It was around 2011 and my four-year-old startup, The Box, was growing at a rate I had never experienced and one at which I intended it to keep running.
The only challenge was funding. My silent shareholders at the time had neither the appetite, nor the resources, to keep investing at the level I needed to build my team and gear up for substantial growth. It was apparent I had a stick in the wheel.
Just as pressure produces diamonds, creativity sparks when you’re in a stressful situation, and although my business was still very young, I realised I had to undertake a management buy-out. This was not easy. I had to find a way of continuing to grow the company, while at the same time committing the cashflow it would take to buy out my silent partners. In fact, it was one of the toughest decisions I’ve ever had to take, but it was a necessary one to continue our growth, create jobs and expand our reach.
The only problem was where could I find the money to pay them? During the company’s second year, I’d already paid out a dividend which had covered my silent shareholders’ initial cost of capital, so this was already a risk-free investment for them. But I knew that funding this share buyback for a four-year old company, while continuing to fund growth, was another hurdle I had to overcome.

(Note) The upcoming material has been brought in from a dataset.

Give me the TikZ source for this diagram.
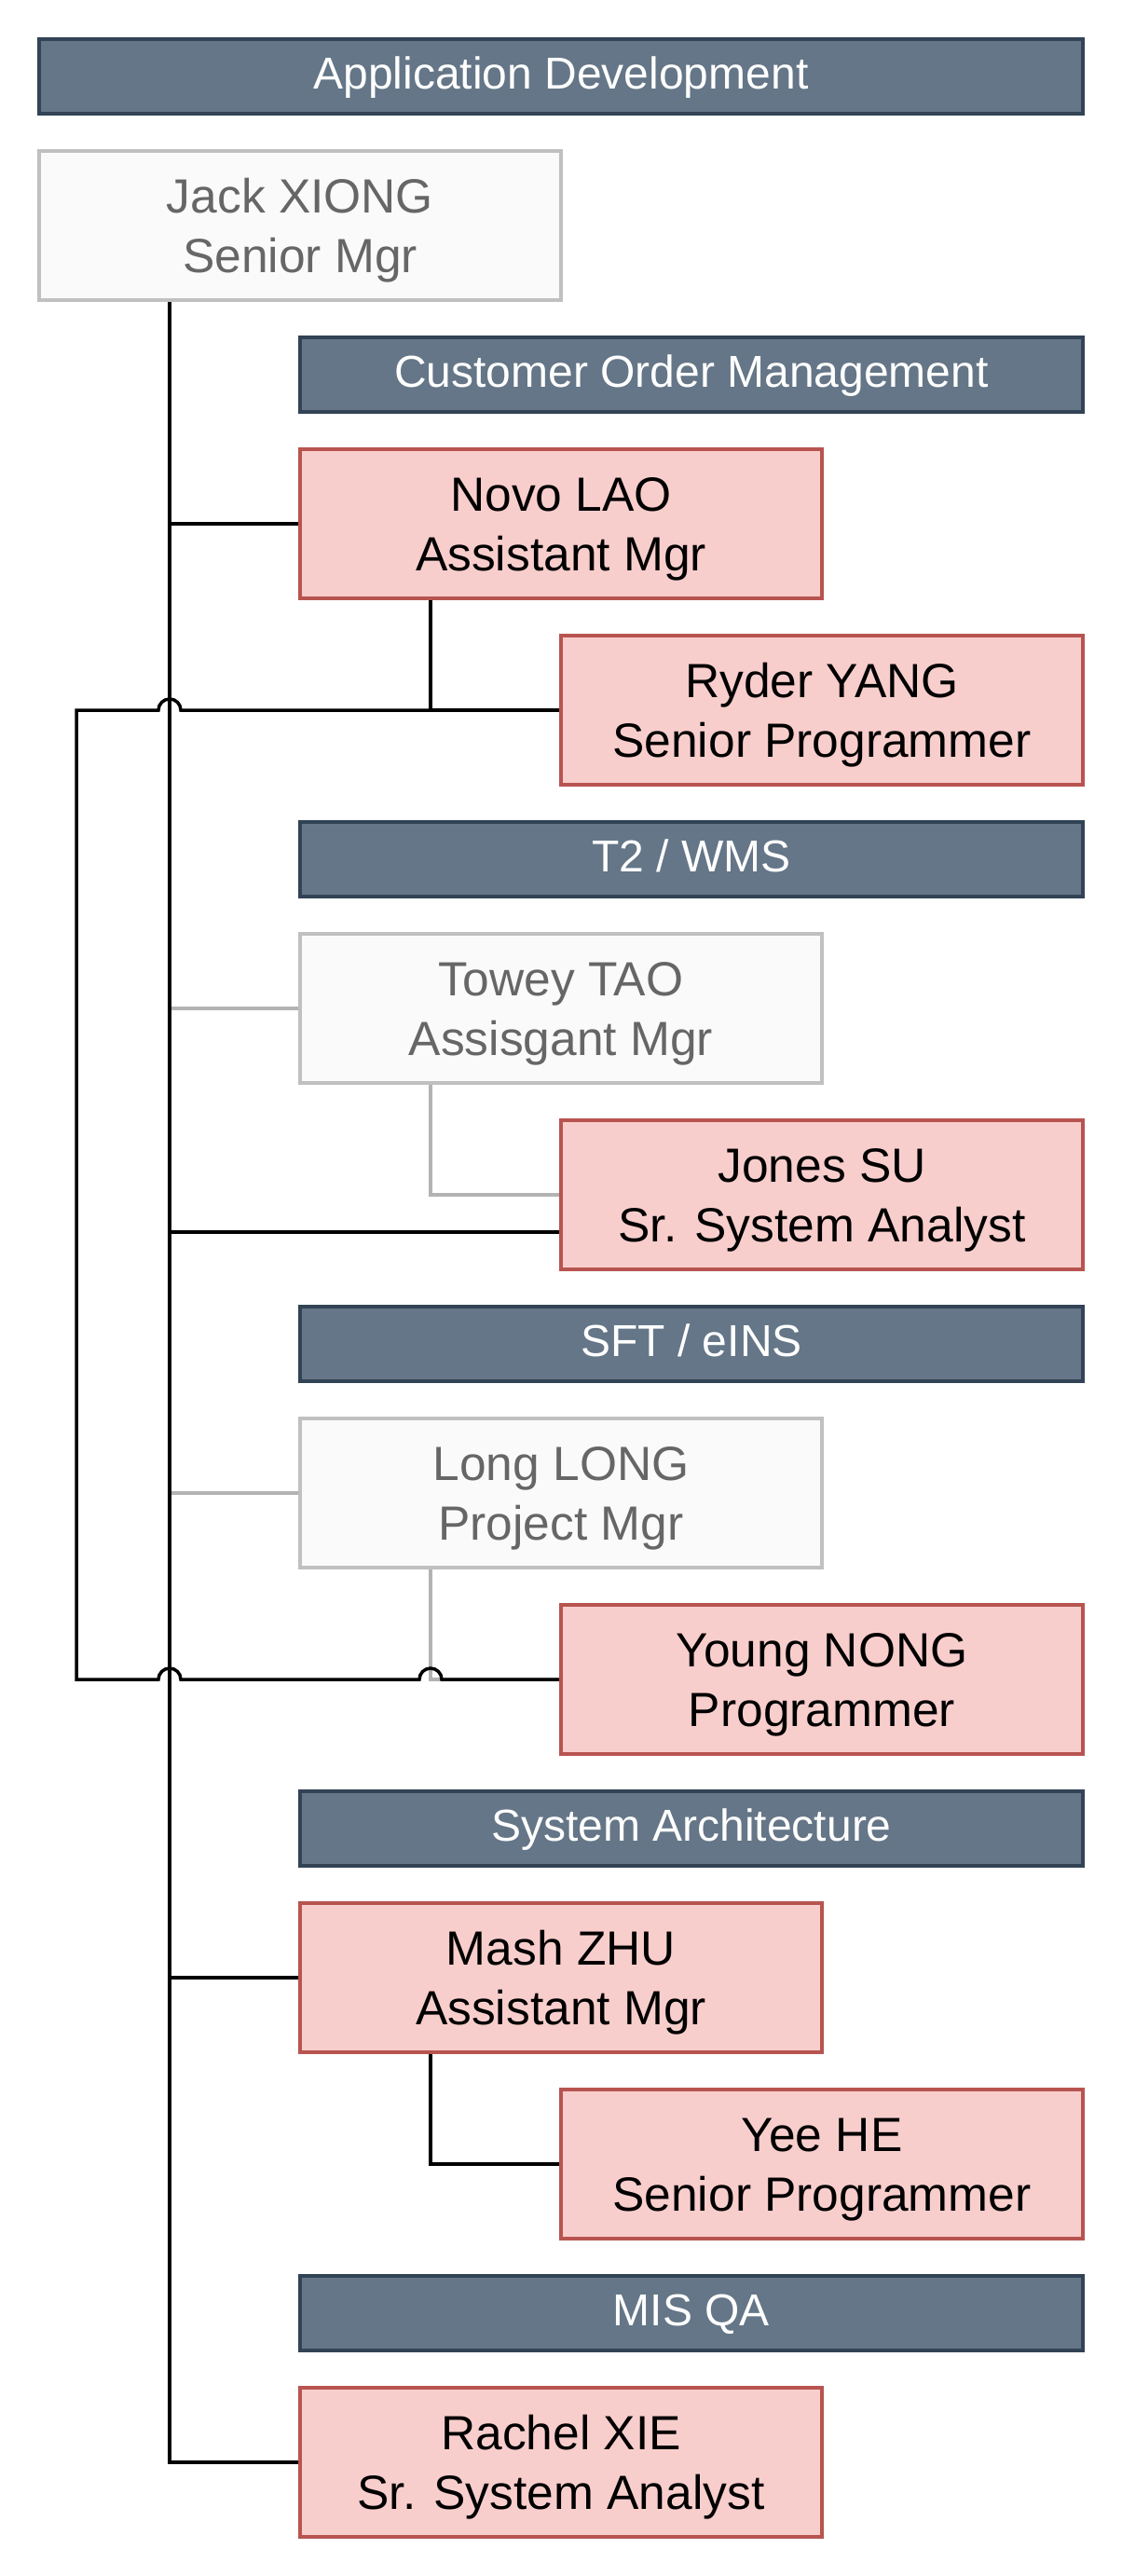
\documentclass[tikz,border=0pt]{standalone}
\usepackage{fontspec}
\setmainfont{Liberation Sans}
\usetikzlibrary{backgrounds}
\definecolor{hdrfill}{HTML}{647687}
\definecolor{hdrline}{HTML}{314354}
\definecolor{redfill}{HTML}{F8CECC}
\definecolor{redline}{HTML}{B85450}
\definecolor{grayfill}{HTML}{FAFAFA}
\definecolor{grayline}{HTML}{C0C0C0}
\definecolor{graytext}{HTML}{666666}
\definecolor{grayconn}{HTML}{B3B3B3}
\begin{document}
\begin{tikzpicture}[x=1pt,y=1pt,
 hdr/.style={draw=hdrline, fill=hdrfill, line width=3.5pt, minimum width=840pt, minimum height=80pt, inner sep=0pt, outer sep=0pt, text=white, font=\fontsize{48}{60}\selectfont, text height=36pt, text depth=9.2pt, anchor=north west},
 person/.style={line width=3.5pt, minimum width=560pt, minimum height=160pt, inner sep=0pt, outer sep=0pt, align=center, font=\fontsize{51.5}{64}\selectfont, text height=111pt, text depth=11pt, anchor=north west},
 redbox/.style={person, draw=redline, fill=redfill, text=black},
 graybox/.style={person, draw=grayline, fill=grayfill, text=graytext},
 conn/.style={line width=3.5pt, draw=black},
 gconn/.style={line width=3.5pt, draw=grayconn},
]
\useasboundingbox (0,0) rectangle (1204,-2764);

\begin{scope}[shift={(2,-2)}]
\node[hdr, minimum width=1120pt] (appdev) at (40,-40) {Application Development};
\node[graybox] (jack) at (40,-160) {Jack XIONG\\Senior Mgr};
\node[hdr] (com) at (320,-360) {Customer Order Management};
\node[redbox] (novo) at (320,-480) {Novo LAO\\Assistant Mgr};
\node[redbox] (ryder) at (600,-680) {Ryder YANG\\Senior Programmer};
\node[hdr] (t2) at (320,-880) {T2 / WMS};
\node[graybox] (towey) at (320,-1000) {Towey TAO\\Assisgant Mgr};
\node[redbox] (jones) at (600,-1200) {Jones SU\\Sr. System Analyst};
\node[hdr] (sft) at (320,-1400) {SFT / eINS};
\node[graybox] (long) at (320,-1520) {Long LONG\\Project Mgr};
\node[redbox] (young) at (600,-1720) {Young NONG\\Programmer};
\node[hdr] (sysarch) at (320,-1920) {System Architecture};
\node[redbox] (mash) at (320,-2040) {Mash ZHU\\Assistant Mgr};
\node[redbox] (yee) at (600,-2240) {Yee HE\\Senior Programmer};
\node[hdr] (misqa) at (320,-2440) {MIS QA};
\node[redbox] (rachel) at (320,-2560) {Rachel XIE\\Sr. System Analyst};

\coordinate (jx) at ([xshift=-140pt]jack.south);
\coordinate (nx) at ([xshift=-140pt]novo.south);
\coordinate (hopA) at (jx |- ryder.west);
\coordinate (cornerA) at (80,-760);
\coordinate (cornerB) at (80,-1800);
\coordinate (hopB) at (jx |- young.west);
\coordinate (hopC) at (nx |- young.west);
\end{scope}

\begin{pgfonlayer}{background}
\fill[white] (0,0) rectangle (1204,-2764);
% gray connectors
\draw[gconn] (jx) |- (towey.west);
\draw[gconn] (jx) |- (long.west);
\draw[gconn] ([xshift=-140pt]towey.south) |- (jones.west);
\draw[gconn] ([xshift=-140pt]long.south) |- (young.west);
% black connectors
\draw[conn] (jx) |- (novo.west);
\draw[conn] (jx) |- ([yshift=-40pt]jones.west);
\draw[conn] (jx) |- (mash.west);
\draw[conn] (jx) |- (rachel.west);
\draw[conn] (nx) |- (ryder.west);
\draw[conn] ([xshift=-140pt]mash.south) |- (yee.west);
\draw[conn] (nx) |- ([xshift=12pt]hopA) arc[start angle=0,end angle=180,radius=12pt]
  -- (cornerA) -- (cornerB) -- ([xshift=-12pt]hopB) arc[start angle=180,end angle=0,radius=12pt]
  -- ([xshift=-12pt]hopC) arc[start angle=180,end angle=0,radius=12pt] -- (young.west);
\end{pgfonlayer}
\end{tikzpicture}
\end{document}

I structured a deal to buy back the whole of the company, which I funded from banks and from cashflow for a period of 12 months. Since we had three years of financials behind us showing healthy growth, the banks were comfortable with providing me 50 percent of the funds needed. The rest, I had to generate.
How did I do it? By focusing on my customers. A customer-funded business is what I was in the process of building and the more cash I needed, the more customers I had to recruit. This pushed me to bring in more customers and it’s a philosophy we still follow today. Our biggest stakeholder is the customer – they are the reason why we exist.

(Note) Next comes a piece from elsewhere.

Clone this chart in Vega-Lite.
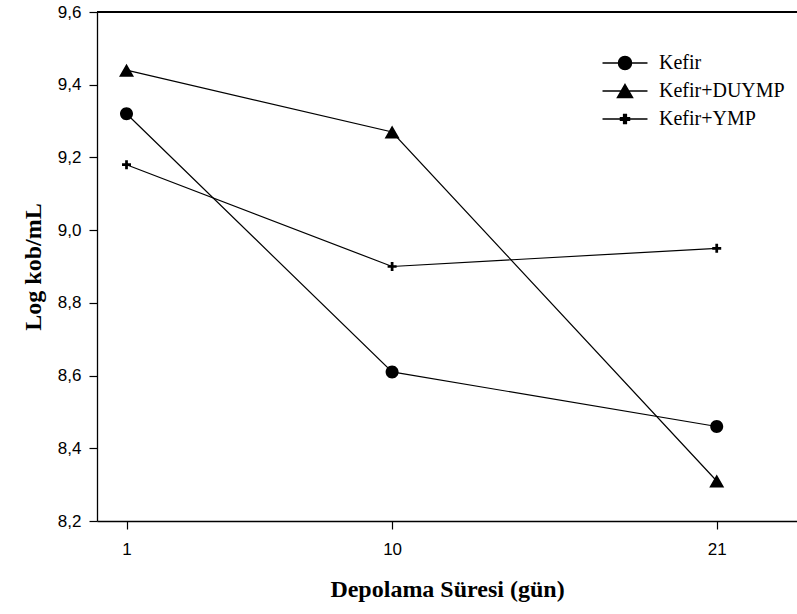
{
  "$schema": "https://vega.github.io/schema/vega-lite/v6.json",
  "width": 700,
  "height": 509,
  "autosize": {"type": "none"},
  "padding": {"left": 97, "top": 12, "right": 0, "bottom": 93},
  "background": "white",
  "config": {
    "view": {"stroke": null},
    "locale": {"number": {"decimal": ",", "thousands": ".", "grouping": [3], "currency": ["", " €"]}},
    "axis": {
      "domainColor": "black",
      "domainWidth": 1.3,
      "tickColor": "black",
      "tickWidth": 1.2,
      "tickSize": 8,
      "grid": false,
      "labelFont": "Liberation Sans",
      "labelFontSize": 17,
      "labelColor": "black",
      "titleFont": "Liberation Serif",
      "titleFontWeight": "bold",
      "titleFontSize": 24,
      "titleColor": "black"
    }
  },
  "data": {
    "values": [
      {"gun": 1, "log": 9.32, "seri": "Kefir"},
      {"gun": 10, "log": 8.61, "seri": "Kefir"},
      {"gun": 21, "log": 8.46, "seri": "Kefir"},
      {"gun": 1, "log": 9.44, "seri": "Kefir+DUYMP"},
      {"gun": 10, "log": 9.27, "seri": "Kefir+DUYMP"},
      {"gun": 21, "log": 8.31, "seri": "Kefir+DUYMP"},
      {"gun": 1, "log": 9.18, "seri": "Kefir+YMP"},
      {"gun": 10, "log": 8.90, "seri": "Kefir+YMP"},
      {"gun": 21, "log": 8.95, "seri": "Kefir+YMP"}
    ]
  },
  "encoding": {
    "x": {
      "field": "gun",
      "type": "quantitative",
      "scale": {"domain": [0, 23.72], "nice": false, "zero": false},
      "axis": {"values": [1, 10, 21], "title": "Depolama Süresi (gün)", "labelPadding": 12, "titlePadding": 20}
    },
    "y": {
      "field": "log",
      "type": "quantitative",
      "scale": {"domain": [8.2, 9.6], "nice": false, "zero": false},
      "axis": {"values": [8.2, 8.4, 8.6, 8.8, 9.0, 9.2, 9.4, 9.6], "format": ".1f", "title": "Log kob/mL", "labelPadding": 8, "titlePadding": 12}
    }
  },
  "layer": [
    {
      "mark": {"type": "rule", "color": "black", "strokeWidth": 1.3},
      "encoding": {"x": null, "y": {"datum": 9.6}}
    },
    {
      "mark": {"type": "line", "strokeWidth": 1.2},
      "encoding": {
        "stroke": {
          "field": "seri",
          "type": "nominal",
          "scale": {"domain": ["Kefir", "Kefir+DUYMP", "Kefir+YMP"], "range": ["black", "black", "black"]},
          "legend": {
            "title": null,
            "orient": "none",
            "legendX": 518,
            "legendY": 41,
            "symbolSize": 169,
            "symbolStrokeWidth": 1.5,
            "labelFont": "Liberation Serif",
            "labelFontSize": 20,
            "labelColor": "black",
            "labelOffset": 24,
            "rowPadding": 8
          }
        }
      }
    },
    {
      "mark": {"type": "point", "filled": true, "fill": "black", "opacity": 1, "size": 169},
      "encoding": {
        "shape": {
          "field": "seri",
          "type": "nominal",
          "scale": {
            "domain": ["Kefir", "Kefir+DUYMP", "Kefir+YMP"],
            "range": [
              "M-3.46,0L3.46,0M1,0A1,1,0,1,1,-1,0A1,1,0,1,1,1,0Z",
              "M-3.46,0L3.46,0M0,-1L1.154,1L-1.154,1Z",
              "M-3.46,0L3.46,0M-0.69,-0.21L-0.21,-0.21L-0.21,-0.69L0.21,-0.69L0.21,-0.21L0.69,-0.21L0.69,0.21L0.21,0.21L0.21,0.69L-0.21,0.69L-0.21,0.21L-0.69,0.21Z"
            ]
          },
          "legend": {
            "title": null,
            "orient": "none",
            "legendX": 518,
            "legendY": 41,
            "symbolSize": 169,
            "symbolStrokeWidth": 1.5,
            "symbolFillColor": "black",
            "labelFont": "Liberation Serif",
            "labelFontSize": 20,
            "labelColor": "black",
            "labelOffset": 24,
            "rowPadding": 8
          }
        }
      }
    }
  ]
}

To keep things moving, I made sure that all of the stakeholders, team members and vendors focused on one vision, plan and target. If I didn’t have everyone on the same page, there would’ve been another stick in the wheel impeding movement. Thankfully, we were able to accelerate our growth at the same time as doing the deal.
Those 12 months were a struggle, but struggle is part of the process and it became the fun part – a challenge to overcome.

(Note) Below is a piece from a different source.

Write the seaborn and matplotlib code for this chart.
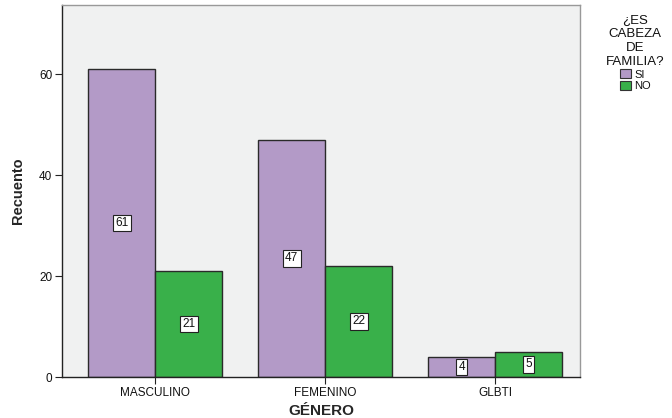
import pandas as pd
import matplotlib.pyplot as plt
import seaborn as sns

generos = ['MASCULINO', 'FEMENINO', 'GLBTI']
cabeza = ['SI', 'NO']
si_vals = [61, 47, 4]
no_vals = [21, 22, 5]

df = pd.DataFrame({
    'genero': generos * 2,
    'cabeza': ['SI'] * 3 + ['NO'] * 3,
    'recuento': si_vals + no_vals,
})

sns.set_style('white')
plt.rcParams['font.family'] = ['Liberation Sans', 'DejaVu Sans']
plt.rcParams['text.color'] = '#111111'

fig = plt.figure(figsize=(6.72, 4.18), dpi=100)
ax = fig.add_axes([62 / 672, 1 - 377 / 418, 518 / 672, 372 / 418])
ax.set_facecolor('#f0f1f1')

sns.barplot(data=df, x='genero', y='recuento', hue='cabeza', order=generos,
            hue_order=cabeza, palette=['#b39ac7', '#39b04a'], saturation=1,
            width=0.79, edgecolor='#2a2a2a', linewidth=1.0, ax=ax)

# value labels in the middle of each bar
for cont in ax.containers:
    ax.bar_label(cont, label_type='center', fontsize=8.5,
                 bbox=dict(boxstyle='square,pad=0.2', fc='white', ec='#222222', lw=0.8))

ax.set_xlim(-0.55, 2.5)
ax.set_ylim(0, 73.7)
ax.set_yticks([0, 20, 40, 60])
ax.tick_params(axis='both', direction='out', length=5, width=0.8, colors='#222222',
               labelcolor='#111111', labelsize=8.5, left=True, bottom=True, pad=2)
ax.set_ylabel('Recuento', fontsize=10.5, fontweight='bold', labelpad=10)
ax.set_xlabel('GÉNERO', fontsize=11, fontweight='bold', labelpad=4)

for side in ['left', 'bottom']:
    ax.spines[side].set_color('#222222')
    ax.spines[side].set_linewidth(1.0)
for side in ['top', 'right']:
    ax.spines[side].set_color('#999999')
    ax.spines[side].set_linewidth(1.0)

leg = ax.legend(title='¿ES\nCABEZA\nDE\nFAMILIA?', loc='upper left',
                bbox_to_anchor=(1.035, 0.995), frameon=False, fontsize=8,
                title_fontsize=9.5, handlelength=1.0, handleheight=0.9,
                handletextpad=0.3, labelspacing=0.1, borderaxespad=0.3)
leg.get_title().set_multialignment('center')
for h in leg.legend_handles:
    h.set_edgecolor('#333333')
    h.set_linewidth(0.8)

fig.savefig('out.png', dpi=100)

Nike has a slogan that I think sums up the essence of entrepreneurship—‘Just do it’. It’s so simple, yet so powerful. Early on, I discovered that it is much quicker to make a mistake, learn from it and move in the right direction, than to stay idle. I had a ‘yes man’ mentality – by that, I meant I just said ‘yes’ to every single opportunity that came my way. I had the bandwidth to try, learn, fail, trash and focus on what worked and multiply it.